(Source code of charts)

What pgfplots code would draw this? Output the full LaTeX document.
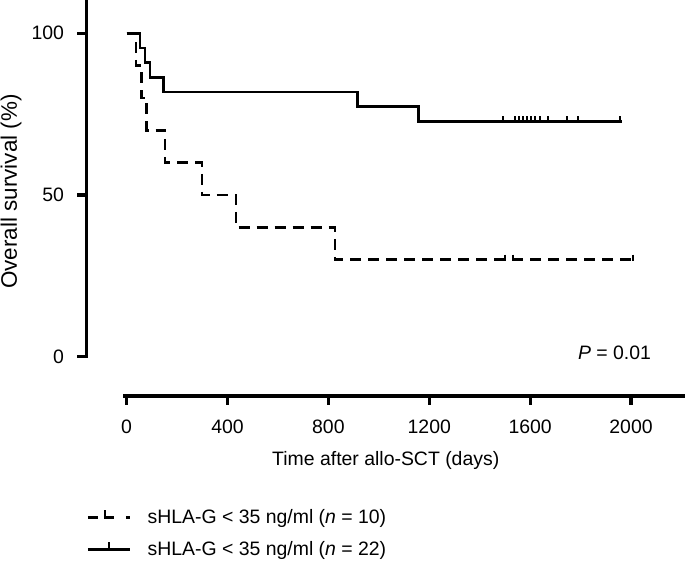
\documentclass[border=0pt]{standalone}
\usepackage{pgfplots}
\pgfplotsset{compat=1.18}
\usepackage{fontspec}
\setmainfont{Liberation Sans}
\newcommand{\chartfont}{\fontsize{19.5}{23}\selectfont}

\begin{document}
\begin{tikzpicture}
\begin{axis}[
  at={(86.5bp,173bp)}, anchor=south west,
  scale only axis, width=598.5bp, height=396bp,
  xmin=-159, xmax=2214, ymin=-12.2, ymax=110.3,
  axis x line*=bottom, axis y line*=left,
  axis line style={draw=none},
  xtick={0,400,...,2000}, ytick={0,50,100},
  tick align=outside, major tick length=9bp,
  tick style={line width=3.2bp, black},
  /pgf/number format/assume math mode=true,
  /pgf/number format/1000 sep={},
  ticklabel style={font=\chartfont},
  xticklabel style={yshift=-11bp},
  yticklabel style={xshift=-10bp},
  label style={font=\chartfont},
  xlabel={Time after allo-SCT (days)},
  ylabel={Overall survival (\%)},
  xlabel style={at={(axis description cs:0.5,-0.1616)}, anchor=center},
  ylabel style={at={(axis description cs:-0.1261,0.5164)}, anchor=center,
    font=\fontsize{22.5}{26}\selectfont},
  clip=false,
  legend cell align=left,
  legend style={at={(axis description cs:0,-0.285)}, anchor=north west,
    draw=none, fill=none, inner sep=0pt, outer sep=0pt,
    font=\chartfont, row sep=16bp,
    nodes={inner sep=0pt},
    /tikz/every odd column/.append style={column sep=16.7bp}},
]
\draw[line width=3.2bp, line cap=rect] (axis cs:-159,110.3) -- (axis cs:-159,0);
\draw[line width=3.2bp] (axis cs:-13,-12.2) -- (axis cs:2214,-12.2);

\addplot[const plot, line width=2.8bp, dash pattern=on 11bp off 7bp,
  legend image code/.code={
    \draw[solid, line width=2.8bp] (0bp,0bp) -- (10bp,0bp);
    \draw[solid, line width=2.8bp] (17bp,0bp) -- (26bp,0bp);
    \draw[solid, line width=2.8bp] (17bp,-1.4bp) -- (17bp,7bp);
    \draw[solid, line width=2.8bp] (38bp,0bp) -- (41.6bp,0bp);
  }] coordinates {
  (0,100) (37,90) (60,80) (80,70) (152,60) (299,50) (434,40) (826,30) (2008,30)
};
\addlegendentry{sHLA-G < 35 ng/ml (\textit{n} = 10)}

\addplot[const plot, line width=2.8bp,
  legend image code/.code={
    \draw[solid, line width=2.8bp] (0bp,0bp) -- (41.6bp,0bp);
    \draw[solid, line width=2.4bp] (20.8bp,0bp) -- (20.8bp,7bp);
  }] coordinates {
  (0,100) (53,95.45) (73,90.91) (93,86.36) (146,81.82) (915,77.27) (1157,72.73) (1963,72.73)
};
\addlegendentry{sHLA-G < 35 ng/ml (\textit{n} = 22)}

\addplot[only marks, mark=|, mark size=3bp, forget plot,
  mark options={line width=2bp, yshift=2bp, solid}] coordinates {
  (1494,72.73) (1540,72.73) (1557,72.73) (1573,72.73) (1589,72.73) (1602,72.73)
  (1619,72.73) (1639,72.73) (1672,72.73) (1745,72.73) (1791,72.73) (1956,72.73)
};
\addplot[only marks, mark=|, mark size=3bp, forget plot,
  mark options={line width=2bp, yshift=2bp, solid}] coordinates {
  (1500,30) (1532,30) (2008,30)
};

\node[anchor=east, font=\chartfont] at (axis cs:2093,1.2) {\textit{P} = 0.01};
\end{axis}
\pgfresetboundingbox
\useasboundingbox (0bp,0bp) rectangle (685bp,569bp);
\end{tikzpicture}
\end{document}
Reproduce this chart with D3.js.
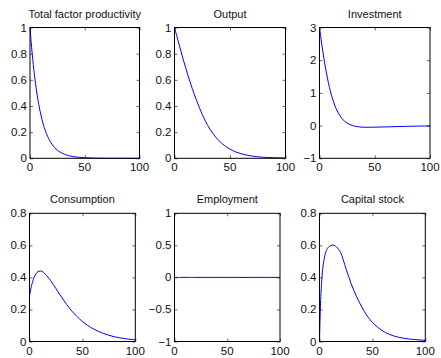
<!DOCTYPE html>
<html>
<head>
<meta charset="utf-8">
<script src="https://cdn.jsdelivr.net/npm/d3@7"></script>
<style>
  body { margin: 0; background: #fff; }
  svg { display: block; font-family: 'Liberation Sans', Arial, sans-serif; }
</style>
</head>
<body>
<div id="container"></div>
<script>
const periods = [0, 1, 2, 3, 4, 5, 6, 8, 10, 12, 14, 16, 18, 20, 25, 30, 35, 40, 45, 50, 60, 70, 80, 90, 100];

const tfp = [1, 0.895, 0.8, 0.717, 0.642, 0.574, 0.514, 0.412, 0.33, 0.264, 0.211, 0.169, 0.135, 0.108, 0.062, 0.036, 0.021, 0.012, 0.007, 0.004, 0.001, 0, 0, 0, 0];
const output = [1, 0.968, 0.937, 0.905, 0.874, 0.843, 0.812, 0.752, 0.694, 0.638, 0.584, 0.533, 0.485, 0.44, 0.335, 0.25, 0.185, 0.135, 0.098, 0.07, 0.035, 0.017, 0.008, 0.004, 0.002];
const investment = [3, 2.75, 2.5, 2.27, 2.05, 1.85, 1.66, 1.32, 1.03, 0.8, 0.6, 0.45, 0.33, 0.23, 0.08, 0, -0.035, -0.05, -0.05, -0.048, -0.04, -0.03, -0.022, -0.015, -0.01];
const consumption = [0.28, 0.32, 0.35, 0.375, 0.395, 0.41, 0.422, 0.436, 0.44, 0.437, 0.427, 0.413, 0.397, 0.38, 0.33, 0.28, 0.232, 0.19, 0.155, 0.125, 0.08, 0.05, 0.03, 0.018, 0.01];
const employment = [0, 0, 0, 0, 0, 0, 0, 0, 0, 0, 0, 0, 0, 0, 0, 0, 0, 0, 0, 0, 0, 0, 0, 0, 0];
const capital = [0, 0.24, 0.37, 0.45, 0.5, 0.535, 0.56, 0.585, 0.597, 0.602, 0.6, 0.59, 0.575, 0.555, 0.455, 0.36, 0.28, 0.215, 0.16, 0.12, 0.065, 0.035, 0.02, 0.012, 0.007];

const titles = ['Total factor productivity', 'Output', 'Investment', 'Consumption', 'Employment', 'Capital stock'];
const series = [tfp, output, investment, consumption, employment, capital];
const yDomains = [[0, 1], [0, 1], [-1, 3], [0, 0.8], [-1, 1], [0, 0.8]];
const yTicks = [
  [0, 0.2, 0.4, 0.6, 0.8, 1],
  [0, 0.2, 0.4, 0.6, 0.8, 1],
  [-1, 0, 1, 2, 3],
  [0, 0.2, 0.4, 0.6, 0.8],
  [-1, -0.5, 0, 0.5, 1],
  [0, 0.2, 0.4, 0.6, 0.8],
];
const xTicks = [0, 50, 100];

// axes boxes [left, right, top, bottom]
const boxes = [
  [30, 139.5, 27.5, 158.3],
  [174.5, 285.5, 27.5, 158.3],
  [319.5, 430, 27.5, 158.3],
  [29.5, 135.3, 213.3, 341.5],
  [174.5, 280, 213.3, 341.5],
  [319.5, 425.3, 213.3, 341.5],
];

const width = 441; const height = 358;
const svg = d3.select('#container').append('svg')
    .attr('width', width)
    .attr('height', height);

const fmt = (v) => String(v).replace('-', '\u2212');

series.forEach((vals, i) => {
  const [l, r, t, b] = boxes[i];
  const x = d3.scaleLinear().domain([0, 100]).range([l, r]);
  const y = d3.scaleLinear().domain(yDomains[i]).range([b, t]);
  const g = svg.append('g');

  // curve
  const line = d3.line()
      .x((d, k) => x(periods[k]))
      .y((d) => y(d))
      .curve(d3.curveMonotoneX);
  g.append('path').datum(vals)
      .attr('d', line)
      .attr('fill', 'none')
      .attr('stroke', '#0000ff')
      .attr('stroke-width', 1);

  // inside ticks on all four sides
  const tl = 3;
  const axB = d3.axisTop(x).tickValues(xTicks).tickSize(tl).tickFormat('');
  const axT = d3.axisBottom(x).tickValues(xTicks).tickSize(tl).tickFormat('');
  const axL = d3.axisRight(y).tickValues(yTicks[i]).tickSize(tl).tickFormat('');
  const axR = d3.axisLeft(y).tickValues(yTicks[i]).tickSize(tl).tickFormat('');
  [[axB, `translate(0,${b})`], [axT, `translate(0,${t})`], [axL, `translate(${l},0)`], [axR, `translate(${r},0)`]].forEach(([ax, tr]) => {
    const a = g.append('g').attr('transform', tr).call(ax);
    a.select('.domain').remove();
    a.selectAll('line').attr('stroke', '#000').attr('stroke-width', 0.6);
  });

  // box
  g.append('rect')
      .attr('x', l).attr('y', t)
      .attr('width', r - l).attr('height', b - t)
      .attr('fill', 'none')
      .attr('stroke', '#000')
      .attr('stroke-width', 1);

  // tick labels
  g.selectAll('.xl').data(xTicks).enter().append('text')
      .attr('x', (d) => x(d))
      .attr('y', b + 13)
      .attr('text-anchor', 'middle')
      .attr('font-size', 11.5)
      .attr('fill', '#111')
      .text((d) => fmt(d));
  g.selectAll('.yl').data(yTicks[i]).enter().append('text')
      .attr('x', l - 3)
      .attr('y', (d) => y(d) + 4)
      .attr('text-anchor', 'end')
      .attr('font-size', 11.5)
      .attr('fill', '#111')
      .text((d) => fmt(d));

  // title
  g.append('text')
      .attr('x', (l + r) / 2)
      .attr('y', t - 10)
      .attr('text-anchor', 'middle')
      .attr('font-size', 11)
      .attr('fill', '#111')
      .text(titles[i]);
});
</script>
</body>
</html>
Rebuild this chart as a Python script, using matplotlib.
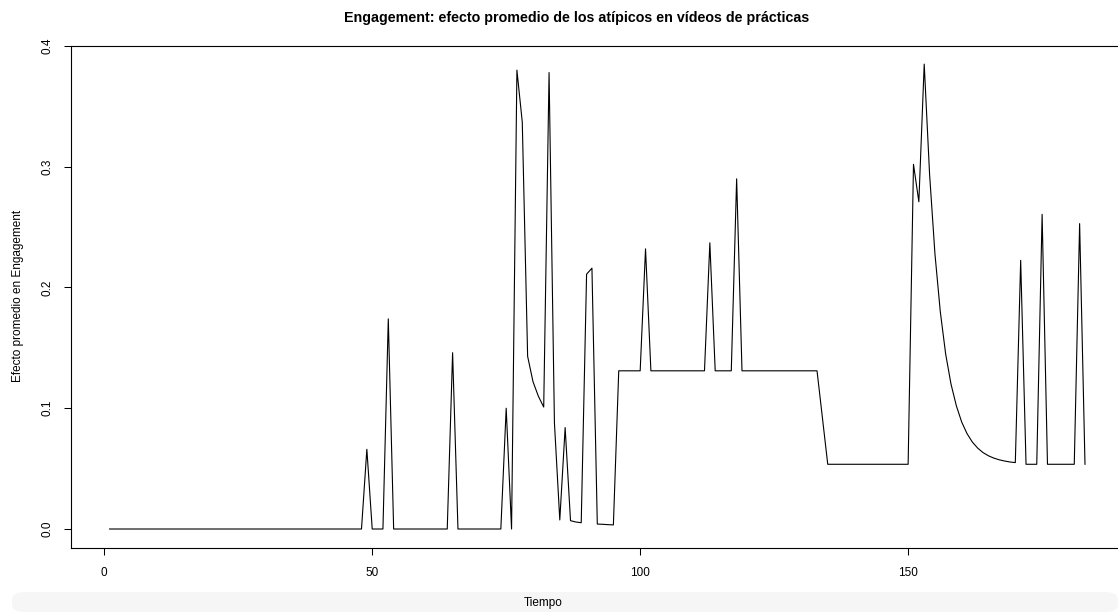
import matplotlib

matplotlib.use("Agg")
import matplotlib.pyplot as plt
from matplotlib.patches import FancyBboxPatch
import numpy as np

plt.rcParams["font.family"] = ["Liberation Sans", "DejaVu Sans"]

title = "Engagement: efecto promedio de los atípicos en vídeos de prácticas"
xlabel = "Tiempo"
ylabel = "Efecto promedio en Engagement"

tiempo = np.arange(1, 184)
efecto = [
    0.0, 0.0, 0.0, 0.0, 0.0, 0.0, 0.0, 0.0, 0.0, 0.0,
    0.0, 0.0, 0.0, 0.0, 0.0, 0.0, 0.0, 0.0, 0.0, 0.0,
    0.0, 0.0, 0.0, 0.0, 0.0, 0.0, 0.0, 0.0, 0.0, 0.0,
    0.0, 0.0, 0.0, 0.0, 0.0, 0.0, 0.0, 0.0, 0.0, 0.0,
    0.0, 0.0, 0.0, 0.0, 0.0, 0.0, 0.0, 0.0, 0.066, 0.0,
    0.0, 0.0, 0.174, 0.0, 0.0, 0.0, 0.0, 0.0, 0.0, 0.0,
    0.0, 0.0, 0.0, 0.0, 0.146, 0.0, 0.0, 0.0, 0.0, 0.0,
    0.0, 0.0, 0.0, 0.0, 0.100, 0.0, 0.380, 0.337, 0.143, 0.122,
    0.110, 0.101, 0.378, 0.088, 0.0075, 0.084, 0.0069, 0.0058, 0.0052, 0.211,
    0.216, 0.0041, 0.0039, 0.0036, 0.0034, 0.131, 0.131, 0.131, 0.131, 0.131,
    0.232, 0.131, 0.131, 0.131, 0.131, 0.131, 0.131, 0.131, 0.131, 0.131,
    0.131, 0.131, 0.237, 0.131, 0.131, 0.131, 0.131, 0.290, 0.131, 0.131,
    0.131, 0.131, 0.131, 0.131, 0.131, 0.131, 0.131, 0.131, 0.131, 0.131,
    0.131, 0.131, 0.131, 0.0925, 0.0536, 0.0536, 0.0536, 0.0536, 0.0536, 0.0536,
    0.0536, 0.0536, 0.0536, 0.0536, 0.0536, 0.0536, 0.0536, 0.0536, 0.0536, 0.0536,
    0.302, 0.271, 0.385, 0.294, 0.228, 0.180, 0.145, 0.120, 0.102, 0.0885,
    0.0789, 0.0719, 0.0669, 0.0632, 0.0606, 0.0587, 0.0573, 0.0563, 0.0555, 0.0550,
    0.2225, 0.0536, 0.0536, 0.0536, 0.2606, 0.0536, 0.0536, 0.0536, 0.0536, 0.0536,
    0.0536, 0.2529, 0.0536,
]

xticks = [0, 50, 100, 150]
yticks = [0.0, 0.1, 0.2, 0.3, 0.4]
ytick_labels = ["0.0", "0.1", "0.2", "0.3", "0.4"]

W, H = 1118, 612
fig = plt.figure(figsize=(W / 100, H / 100), dpi=100)

# light grey strip at the bottom of the screenshot
band = FancyBboxPatch((12 / W, 0), (W - 12) / W, 20 / H,
                      boxstyle="round,pad=0,rounding_size=0.012",
                      transform=fig.transFigure, facecolor="#f6f6f6",
                      edgecolor="none", zorder=0)
fig.patches.append(band)

# plot region (right edge runs past the image, as in the reference)
ax = fig.add_axes([70.6 / W, (H - 547.6) / H, (1124 - 70.6) / W, (547.6 - 45.5) / H])
ax.plot(tiempo, efecto, color="black", linewidth=0.8)

rx = (tiempo.max() - tiempo.min()) * 0.04
ry = (max(efecto) - min(efecto)) * 0.04
ax.set_xlim(tiempo.min() - rx, tiempo.max() + rx)
ax.set_ylim(min(efecto) - ry, max(efecto) + ry)

ax.set_xticks(xticks)
ax.set_xticklabels([str(v) for v in xticks])
ax.set_yticks(yticks)
ax.set_yticklabels(ytick_labels, rotation=90, va="center")
ax.tick_params(axis="both", length=5, width=0.75, labelsize=8.5, color="black")
ax.tick_params(axis="x", pad=9)
ax.tick_params(axis="y", pad=7)
for s in ax.spines.values():
    s.set_linewidth(0.8)
    s.set_color("black")

fig.text(577 / W, 1 - 18 / H, title, ha="center", va="center",
         fontsize=10.3, fontweight="bold")
fig.text(543 / W, 1 - 603 / H, xlabel, ha="center", va="center", fontsize=8.5)
fig.text(18 / W, 1 - 296 / H, ylabel, ha="center", va="center",
         rotation=90, fontsize=8.5)

fig.savefig("out.png", dpi=100)
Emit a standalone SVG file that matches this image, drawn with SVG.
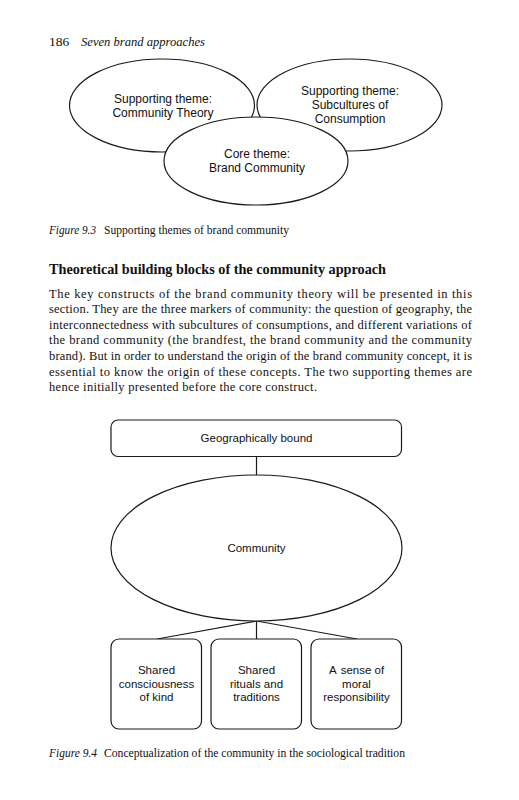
<svg xmlns="http://www.w3.org/2000/svg" width="519" height="800" viewBox="0 0 519 800">
<style>
.bg{fill:#ffffff}
.shape{fill:#ffffff;stroke:#1a1a1a;stroke-width:1.2}
.conn{stroke:#1a1a1a;stroke-width:1.2;fill:none}
.lbl{font-family:"Liberation Sans",Arial,sans-serif;font-size:12px;fill:#111;text-anchor:middle}
.lbl2{font-family:"Liberation Sans",Arial,sans-serif;font-size:11.5px;fill:#111;text-anchor:middle}
.serif{font-family:"Liberation Serif","Times New Roman",serif;fill:#111}
.it{font-style:italic}
.body{font-size:12.5px}
.cap{font-size:11.5px}
.head{font-size:14px;font-weight:bold}
</style>
<rect class="bg" x="0" y="0" width="519" height="800"/>

<!-- page header -->
<text class="serif" x="49" y="46" font-size="13.5">186</text>
<text class="serif it" x="81" y="46" font-size="13.5" textLength="124" lengthAdjust="spacingAndGlyphs">Seven brand approaches</text>

<!-- Figure 9.3 -->
<g id="theme-community-theory">
<ellipse class="shape" cx="162" cy="105.5" rx="92.5" ry="46.5"/>
<text class="lbl" x="163" y="103">Supporting theme:</text>
<text class="lbl" x="163" y="116.5">Community Theory</text>
</g>
<g id="theme-subcultures">
<ellipse class="shape" cx="349.5" cy="105" rx="92.5" ry="46"/>
<text class="lbl" x="350" y="95">Supporting theme:</text>
<text class="lbl" x="350" y="109">Subcultures of</text>
<text class="lbl" x="350" y="123">Consumption</text>
</g>
<g id="core-brand-community">
<ellipse class="shape" cx="256" cy="161" rx="92" ry="44"/>
<text class="lbl" x="257" y="158">Core theme:</text>
<text class="lbl" x="257" y="172">Brand Community</text>
</g>

<text class="serif cap" y="234"><tspan class="it" x="49" textLength="47" lengthAdjust="spacingAndGlyphs">Figure 9.3</tspan><tspan x="104" textLength="185" lengthAdjust="spacingAndGlyphs">Supporting themes of brand community</tspan></text>

<!-- Section text -->
<text class="serif head" x="49" y="274" textLength="337" lengthAdjust="spacingAndGlyphs">Theoretical building blocks of the community approach</text>
<g class="serif body">
<text x="49" y="297.5" textLength="423" lengthAdjust="spacing">The key constructs of the brand community theory will be presented in this</text>
<text x="49" y="313" textLength="423" lengthAdjust="spacing">section. They are the three markers of community: the question of geography, the</text>
<text x="49" y="328.5" textLength="423" lengthAdjust="spacing">interconnectedness with subcultures of consumptions, and different variations of</text>
<text x="49" y="344" textLength="423" lengthAdjust="spacing">the brand community (the brandfest, the brand community and the community</text>
<text x="49" y="360" textLength="423" lengthAdjust="spacing">brand). But in order to understand the origin of the brand community concept, it is</text>
<text x="49" y="375.5" textLength="423" lengthAdjust="spacing">essential to know the origin of these concepts. The two supporting themes are</text>
<text x="49" y="391" textLength="268" lengthAdjust="spacing">hence initially presented before the core construct.</text>
</g>

<!-- Figure 9.4 connectors -->
<g id="connectors">
<line class="conn" x1="256.5" y1="456" x2="256.5" y2="475"/>
<line class="conn" x1="256.5" y1="621" x2="157" y2="639"/>
<line class="conn" x1="256.5" y1="621" x2="256.5" y2="639"/>
<line class="conn" x1="256.5" y1="621" x2="357" y2="639"/>
</g>

<g id="geographically-bound">
<rect class="shape" x="111" y="420" width="290.5" height="36.5" rx="7"/>
<text class="lbl2" x="256.5" y="442">Geographically bound</text>
</g>
<g id="community">
<ellipse class="shape" cx="256.5" cy="548" rx="145.5" ry="73"/>
<text class="lbl2" x="256.5" y="552">Community</text>
</g>
<g id="shared-consciousness">
<rect class="shape" x="111" y="639" width="90.5" height="90" rx="8"/>
<text class="lbl2" x="156.5" y="674">Shared</text>
<text class="lbl2" x="156.5" y="687.5">consciousness</text>
<text class="lbl2" x="156.5" y="701">of kind</text>
</g>
<g id="shared-rituals">
<rect class="shape" x="211" y="639" width="90.5" height="90" rx="8"/>
<text class="lbl2" x="256.5" y="674">Shared</text>
<text class="lbl2" x="256.5" y="687.5">rituals and</text>
<text class="lbl2" x="256.5" y="701">traditions</text>
</g>
<g id="moral-responsibility">
<rect class="shape" x="311" y="639" width="90.5" height="90" rx="8"/>
<text class="lbl2" x="356.5" y="674">A<tspan dx="1.5"> sense of</tspan></text>
<text class="lbl2" x="356.5" y="687.5">moral</text>
<text class="lbl2" x="356.5" y="701">responsibility</text>
</g>

<text class="serif cap" y="756.5"><tspan class="it" x="49" textLength="48" lengthAdjust="spacingAndGlyphs">Figure 9.4</tspan><tspan x="104" textLength="301" lengthAdjust="spacingAndGlyphs">Conceptualization of the community in the sociological tradition</tspan></text>
</svg>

• [WHAT YOU SHOULD DO] Return every line of the preceding records in which the word "this" appears.

• [FINISHED ANSWER]
What pgfplots code would draw this? Output the full LaTeX document.
Reproduce this chart with D3.js.
Rebuild this chart as a Python script, using matplotlib.
Emit a standalone SVG file that matches this image, drawn with SVG.
<text x="49" y="297.5" textLength="423" lengthAdjust="spacing">The key constructs of the brand community theory will be presented in this</text>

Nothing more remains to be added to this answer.